Sexy shorthaired suit-wearing lady vampire who prefers other sexy lady vampires and also not buttoning her shirt up all the way, yes please.

It is a continual trial to me that I keep finding the sexiest female characters in bl manga, which by definition is almost certainly going to be lacking in said female characters getting girlfriends in any significant on-page way.
...Just gonna put that on the Want To Read list real quick...
 
So not anime/manga, but I just remembered that Camelot 3000 (translated to Norwegian) is probably the first media product I engaged with as a kid which had LGBT+ themes.
It wasn't perfect and did stumble on the trans theme in the end, but it's still noteworthy how the queer characters get a happy ending.

While at the time when I was, what, 6-8 years old when I first read it, I didn't even know being transgender was a thing in real life, so I didn't exactly have a big "eye-opener" moment then and there. But I now realize this series helped equip me better to understand gender dysphoria when I was introduced to the concept IRL.
 
So not anime/manga, but I just remembered that Camelot 3000 (translated to Norwegian) is probably the first media product I engaged with as a kid which had LGBT+ themes.
It wasn't perfect and did stumble on the trans theme in the end, but it's still noteworthy how the queer characters get a happy ending.
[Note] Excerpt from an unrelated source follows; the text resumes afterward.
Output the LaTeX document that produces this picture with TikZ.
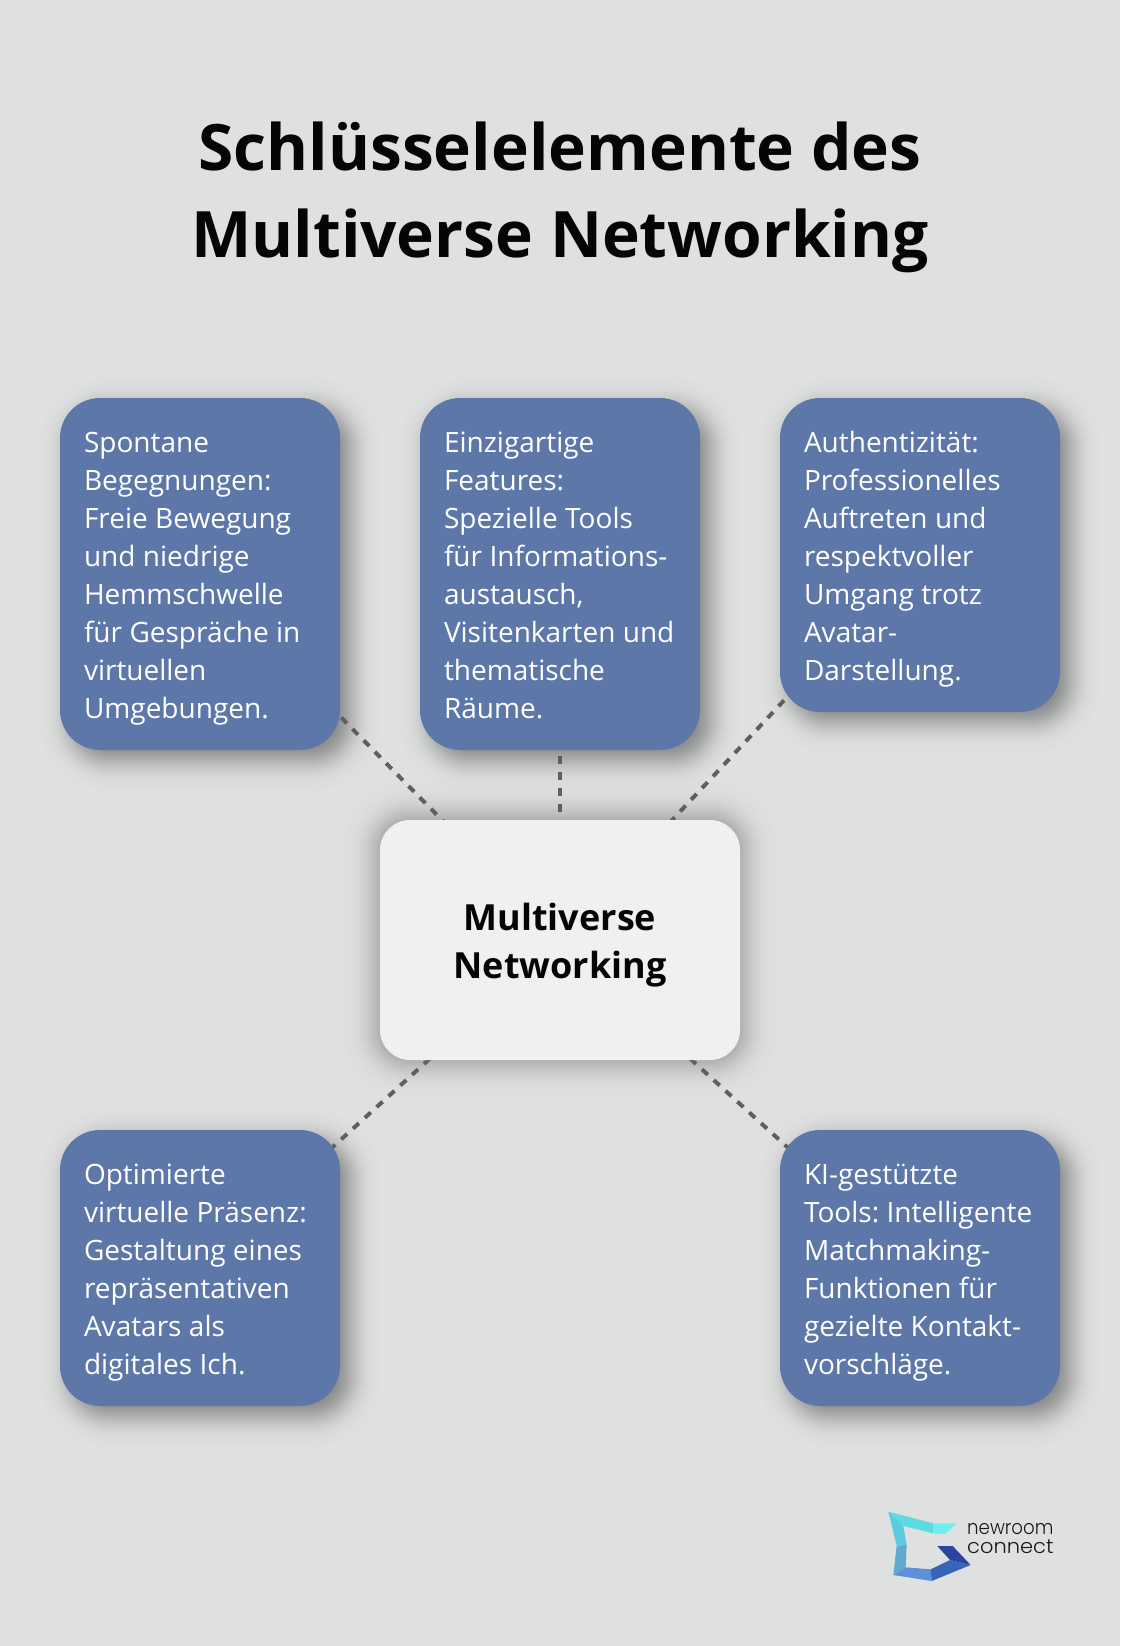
\documentclass[tikz,border=0pt]{standalone}
\usepackage{fontspec}
\usepackage{graphicx}
\setmainfont{Open Sans}
\newfontfamily\logofont{Poppins Light}
\usetikzlibrary{calc}
\definecolor{bgc}{HTML}{DFE1E0}
\definecolor{boxc}{HTML}{5D77A9}
\definecolor{midc}{HTML}{EFF0F2}
\definecolor{dashc}{HTML}{5F5F5F}
\definecolor{titlec}{HTML}{050505}
\pgfdeclarelayer{bglayer}
\pgfdeclarelayer{shadowlayer}
\pgfdeclarelayer{linelayer}
\pgfsetlayers{bglayer,shadowlayer,linelayer,main}
\newcommand{\bstrut}{\rule[-8pt]{0pt}{38pt}}
\tikzset{
  infobox/.style={fill=boxc,text=white,rounded corners=40pt,anchor=center,inner xsep=24pt,inner ysep=0pt,
    text width=232pt,align=left,font=\fontsize{28}{38}\selectfont,
    execute at begin node={\spaceskip=7.4pt\relax\bstrut},execute at end node=\bstrut},
  midbox/.style={fill=midc,text=titlec,rounded corners=30pt,anchor=center,inner sep=0pt,text width=360pt,minimum height=240pt,
    align=center,font=\fontsize{36}{48}\selectfont\bfseries,
    execute at begin node={\rule{0pt}{38pt}},execute at end node={\rule[-10pt]{0pt}{10pt}}},
  link/.style={draw=dashc,line width=4pt,dash pattern=on 8pt off 8pt},
  titletext/.style={text=titlec,align=center,inner sep=0pt,font=\fontsize{64}{87}\selectfont\bfseries},
  logotext/.style={text=black!90,anchor=base west,inner sep=0pt,font=\logofont\fontsize{20}{20}\selectfont},
}
% soft shadow: node, dx, dy, radius, sigma, opacity per layer (48 layers at normal quantiles)
\newcommand{\softshadow}[6]{%
  \foreach \z in {2.31,1.86,1.62,1.45,1.32,1.20,1.10,1.01,.925,.85,.775,.71,.64,.58,.52,.46,.40,.345,.29,.24,.185,.13,.08,.026,-.026,-.08,-.13,-.185,-.24,-.29,-.345,-.40,-.46,-.52,-.58,-.64,-.71,-.775,-.85,-.925,-1.01,-1.10,-1.20,-1.32,-1.45,-1.62,-1.86,-2.31}{%
    \pgfmathsetmacro{\e}{\z*#5}%
    \pgfmathsetmacro{\rr}{max(2,#4+\e)}%
    \fill[black,opacity=#6,rounded corners=\rr pt]
      ($(#1.north west)+(#2-\e,#3-\e)$) rectangle ($(#1.south east)+(#2+\e,#3+\e)$);
  }%
}
\newcommand{\facet}[2]{\fill[#1] #2 -- cycle;}
\begin{document}
\begin{tikzpicture}[x=1pt,y=-1pt]
\useasboundingbox (0,0) rectangle (1120,1646);
\begin{pgfonlayer}{bglayer}
\fill[bgc] (0,0) rectangle (1120,1646);
\end{pgfonlayer}
\node[titletext] (title) at (560,197.5) {Schlüsselelemente des\\Multiverse Networking};
\node[infobox,minimum height=352pt] (a) at (200,574) {Spontane\\Begegnungen:\\Freie~Bewegung\\und~niedrige\\Hemmschwelle\\für~Gespräche~in\\virtuellen\\Umgebungen.};
\node[infobox,minimum height=352pt] (b) at (560,574) {Einzigartige\\Features:\\Spezielle~Tools\\für~Informations-\\austausch,\\Visitenkarten~und\\thematische\\Räume.};
\node[infobox,minimum height=314pt] (c) at (920,555) {Authentizität:\\Professionelles\\Auftreten~und\\respektvoller\\Umgang~trotz\\Avatar-\\Darstellung.};
\node[midbox] (m) at (560,940) {Multiverse\\Networking};
\node[infobox,minimum height=276pt] (d) at (200,1268) {Optimierte\\virtuelle~Präsenz:\\Gestaltung~eines\\repräsentativen\\Avatars~als\\digitales~Ich.};
\node[infobox,minimum height=276pt] (e) at (920,1268) {KI-gestützte\\Tools:~Intelligente\\Matchmaking-\\Funktionen~für\\gezielte~Kontakt-\\vorschläge.};
\begin{pgfonlayer}{shadowlayer}
  \softshadow{a}{10}{10}{40}{13}{0.0085}
  \softshadow{b}{10}{10}{40}{13}{0.0085}
  \softshadow{c}{10}{10}{40}{13}{0.0085}
  \softshadow{d}{10}{10}{40}{13}{0.0085}
  \softshadow{e}{10}{10}{40}{13}{0.0085}
  \softshadow{m}{0}{0}{30}{16}{0.0072}
\end{pgfonlayer}
\begin{pgfonlayer}{linelayer}
  \foreach \t in {a,b,c,d,e} \draw[link] (m.center) -- (\t.center);
\end{pgfonlayer}
% logo
\begin{scope}[shift={(860,1480)},x=0.3333pt,y=-0.3333pt]
  \facet{color={rgb,255:red,92;green,203;blue,224}}{(85,95)--(130,138)--(140,195)--(110,197)}
  \facet{color={rgb,255:red,92;green,219;blue,227}}{(85,95)--(220,130)--(220,160)--(130,138)}
  \facet{color={rgb,255:red,110;green,238;blue,238}}{(220,130)--(290,130)--(255,162)--(220,160)}
  \facet{color={rgb,255:red,98;green,169;blue,208}}{(110,197)--(140,195)--(137,262)--(100,285)}
  \facet{color={rgb,255:red,95;green,143;blue,214}}{(100,285)--(137,262)--(212,268)--(215,303)}
  \facet{color={rgb,255:red,53;green,102;blue,184}}{(212,268)--(270,240)--(332,255)--(215,303)}
  \facet{color={rgb,255:red,44;green,67;blue,160}}{(270,240)--(232,198)--(278,198)--(332,255)}
\end{scope}
\node[logotext] (l1) at (967,1534) {\scalebox{0.91}[1]{newroom}};
\node[logotext] (l2) at (967,1553) {\scalebox{1.05}[1]{connect}};
\end{tikzpicture}
\end{document}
While at the time when I was, what, 6-8 years old when I first read it, I didn't even know being transgender was a thing in real life, so I didn't exactly have a big "eye-opener" moment then and there. But I now realize this series helped equip me better to understand gender dysphoria when I was introduced to the concept IRL.
You mean Sir Tristan? If my knowledge serves me correctly, he wasn't trans. He was just reincarnated as a woman. Like that one human from So I'm A Spider.
 
Last edited:
You mean Sir Tristan? If my knowledge serves me correctly, he wasn't trans. He was just reincarnated as a woman. Like that one human from So I'm A Spider.
Literally a male soul in a female body. It's a trans narrative, albeit one sonewhat flubbed at the end by practically making it a lesbian narrative.
 
Biggest surprise of my day: vol 6 of Knight of the Ice, which is a fun (straight) figure skating romcom manga with a very tiny subplot about the male lead having a fiancee arranged for him as a child, straight up made said fiancee a trans guy who is absolutely without a doubt not going through with a wedding to anyone but his girlfriend. A+ resolution to that subplot, plus it felt well-handled and potentially plot relevant in multiple ways later, do endorse.

More characters casually made queer, please!
 
Well hey, D_Cide Traumerei doing something unexpected there. An episode about a gay dude.
3798498bbedce04a31fd4375439fb55686351018.png

5db220896a27889e80b2293740c52a4d297abdbd.png
No gay panic jokes or nothing. They treated it like a regular dude having a regular crush, like they should. The only punchline there was Ryuhei wording it poorly to make him think he had a shot, and he very quickly cleared it up.

...He did go a little Yandere at the end, but you know, small victories.